By taking the time to cook, smell, touch and just be around your food before eating it your body is allowed to prepare for food and you dive into the rest and digest state.
The salivary glands secrete saliva, and the stomach starts to release the proper gastric juice in anticipation of food.
The Physical Gatekeeper: The Mouth
The mouth is where chemical and mechanical breakdown of the foods begin with our chewing.
Our mother was right when she told us to chew our food well as it can be a really helpful step in improving your digestion.
Saliva contains an enzyme named amylase which begins the breakdown of carbohydrates in the mouth.
The more we chew our foods and break them down, the less our stomach has to pick up the slack left by our lazy jaw habits.
Interestingly enough some indigenous cultures that eat a very high carb diet naturally have much higher levels of amylase in their saliva
Big Poppa: The Stomach
When you food is swallowed it travels down the esophagus and enters into one of the most important organs of the digestive system, the stomach.
Because you did such a great job chewing your food the brain and stomach knew food was on the way.

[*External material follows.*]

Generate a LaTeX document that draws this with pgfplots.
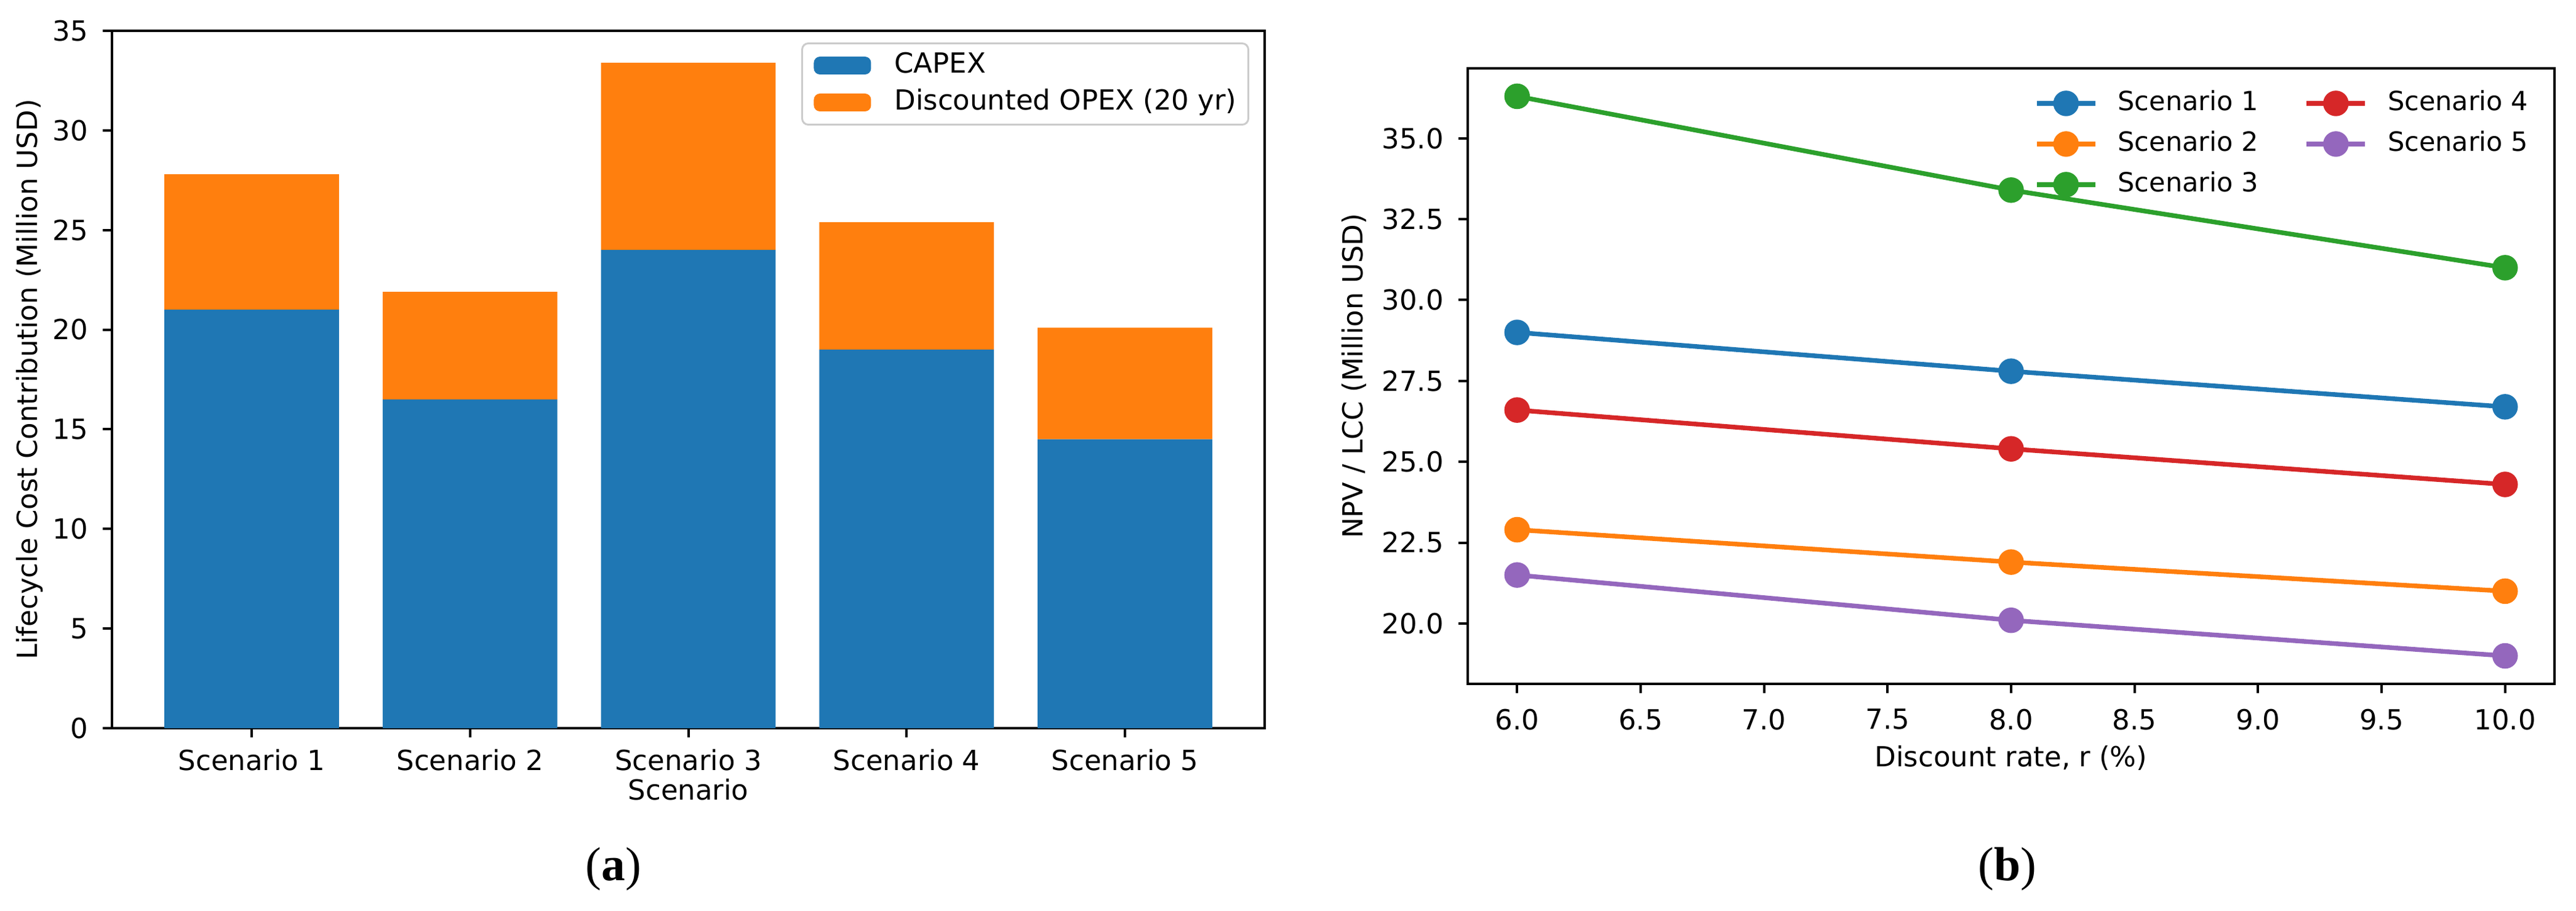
\documentclass[border=0pt]{standalone}
\usepackage{pgfplots}
\pgfplotsset{compat=1.18}
\usepackage{fontspec}
\setmainfont{DejaVu Sans}
\newfontfamily\capfont{Liberation Serif}
\definecolor{tabblue}{HTML}{1F77B4}
\definecolor{taborange}{HTML}{FF7F0E}
\definecolor{tabgreen}{HTML}{2CA02C}
\definecolor{tabred}{HTML}{D62728}
\definecolor{tabpurple}{HTML}{9467BD}
\newcommand\fs{\fontsize{9}{10.8}\selectfont}
\newcommand\fsl{\fontsize{8.6}{10.3}\selectfont}
\pgfplotsset{
  mpl/.style={
    scale only axis,
    axis line style={line width=0.9pt, black},
    tick style={black, line width=0.8pt},
    tick align=outside,
    major tick length=3pt,
    tick pos=left,
    ticklabel style={font=\fs},
    label style={font=\fs},
    /pgf/number format/assume math mode=true,
    yticklabel style={xshift=-1.3pt},
  }
}
\begin{document}
\begin{tikzpicture}
\path[use as bounding box] (0,0) rectangle (837.2pt,296pt);
% ---------- (a) ----------
\begin{axis}[mpl,
  at={(36.4pt,59.4pt)}, anchor=south west,
  width=374.6pt, height=226.6pt,
  xmin=-0.64, xmax=4.64, ymin=0, ymax=35,
  ytick={0,5,...,35},
  xtick={0,1,2,3,4},
  xticklabels={Scenario 1,Scenario 2,Scenario 3,Scenario 4,Scenario 5},
  xticklabel style={yshift=-0.3pt},
  ybar stacked, bar width=0.8,
  xlabel={Scenario},
  ylabel={Lifecycle Cost Contribution (Million USD)},
  xlabel style={at={(axis description cs:0.5,-0.088)}, anchor=center},
  ylabel style={at={(axis description cs:-0.0715,0.5)}, anchor=center},
  legend cell align=left,
  legend image code/.code={\draw[#1,/tikz/.cd,draw=none] (0pt,-2.9pt) rectangle (18.6pt,2.9pt);},
  legend style={at={(rel axis cs:1,1)}, anchor=north east, xshift=-5pt, yshift=-3.8pt,
    draw=black!20, line width=0.6pt, rounded corners=2pt, fill=white, font=\fs,
    inner xsep=3.8pt, inner ysep=1.2pt,
    nodes={inner xsep=0pt, inner ysep=1.55pt, text height=6.8pt, text depth=2.1pt},
    /tikz/every odd column/.append style={column sep=7.6pt}},
]
\addplot[fill=tabblue, draw=none] coordinates {(0,21.0) (1,16.5) (2,24.0) (3,19.0) (4,14.5)};
\addplot[fill=taborange, draw=none] coordinates {(0,6.8) (1,5.4) (2,9.4) (3,6.4) (4,5.6)};
\legend{CAPEX, Discounted OPEX (20 yr)}
\end{axis}
% ---------- (b) ----------
\begin{axis}[mpl,
  at={(477pt,73.8pt)}, anchor=south west,
  width=353.2pt, height=200pt,
  xmin=5.8, xmax=10.2, ymin=18.135, ymax=37.165,
  xtick={6,6.5,...,10},
  ytick={20,22.5,...,35},
  xticklabel style={yshift=-1.7pt, /pgf/number format/.cd, fixed, fixed zerofill, precision=1},
  yticklabel style={/pgf/number format/.cd, fixed, fixed zerofill, precision=1},
  xlabel={Discount rate, r (\%)},
  ylabel={NPV / LCC (Million USD)},
  xlabel style={at={(axis description cs:0.5,-0.12)}, anchor=center},
  ylabel style={at={(axis description cs:-0.1048,0.5)}, anchor=center},
  legend columns=2,
  legend cell align=left,
  legend image code/.code={\draw[mark repeat=2,mark phase=2,#1] plot coordinates {(0pt,0pt) (9.5pt,0pt) (19pt,0pt)};},
  legend style={at={(rel axis cs:1,1)}, anchor=north east, xshift=-8.4pt, yshift=-4.6pt,
    draw=none, fill=none, font=\fsl, inner sep=0pt,
    nodes={inner xsep=0pt, inner ysep=2.3pt, text height=6.6pt, text depth=2pt},
    /tikz/every odd column/.append style={column sep=6.6pt},
    /tikz/every even column/.append style={column sep=15pt}},
  every axis plot/.append style={line width=1.5pt, mark=*, mark size=3.4pt, mark options={solid}},
]
\addplot[color=tabblue] coordinates {(6,29.0) (8,27.8) (10,26.7)};
\addplot[color=tabred] coordinates {(6,26.6) (8,25.4) (10,24.3)};
\addplot[color=taborange] coordinates {(6,22.9) (8,21.9) (10,21.0)};
\addplot[color=tabpurple] coordinates {(6,21.5) (8,20.1) (10,19.0)};
\addplot[color=tabgreen] coordinates {(6,36.3) (8,33.4) (10,31.0)};
\legend{Scenario 1, Scenario 4, Scenario 2, Scenario 5, Scenario 3}
\end{axis}
\node[font=\capfont\fontsize{15.5}{18}\selectfont] at (199.4pt,13.6pt) {(\textbf{a})};
\node[font=\capfont\fontsize{15.5}{18}\selectfont] at (652.4pt,13.6pt) {(\textbf{b})};
\end{tikzpicture}
\end{document}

Your stomach prepared for the that food by releasing the highly acidic gastric juices that are necessarily in this stage of digestion.
Those digestive juices include hydrochloric acid (HCL) and pepsinogen/pepsin.
The acidity of the stomach is important for killing bacteria and parasites from outside the body and from food as well. The acidity of the stomach is important for activating pepsin which breaks down proteins.
When the food arrives in the stomach it is coated in HCL further mechanically and chemically broken down and mixed until it becomes an acidic “paste”.
I know this sounds gross but its what happens every time we eat…
This very acidic paste named chyme is then released into the upper part of the small intestine.
Small Intestine: An Organ and Gland
The small intestine secretes two important hormones into the bloodstream: Secretin and Cholecystokinin (CCK).
Secretin triggers the pancreas to release bicarbonate and pancreatic juices. Bicarbonate reduces the acidity of the chyme so it doesn’t burn the small intestine.
CCK signals the gallbladder to release bile, which is released to break down and absorb fats.
Pancreatic enzymes are released that breakdown of protein, fats and carbs once the chyme is less acidic.
Carbohydrates become glucose molecules, proteins becomes amino acids and peptides and fats are broken down into fatty acids and glycerol molecules.
By the time that the chyme leaves the small intestine it is almost completely digested, but not yet absorbed.
Millions of small finger like projections named villi stick up from the small intestine with the important job of absorbing the nutrient molecules.
The nutrient molecules are distributed throughout the body where needed. The leftover chyme consisting of indigestible fibers, bile and water get passed into large intestine (colon).
The Great Recycler: The Large Intestine
In the large intestine water is reabsorbed and recycled, and any lost nutrients that are still available are converted to fuel to nourish the colon cells and bacteria.
This colon also where the majority of the bacteria in your digestive system live as well.
These bacteria play numerous roles in everything from helping with digestion all the way to producing the Vitamin K2 thats import for bone and cardiovascular health.
These gut bacteria can impact mood and much more, however that is a subject for another blog! The digestive journey comes to an end with the forming and expulsion of the feces.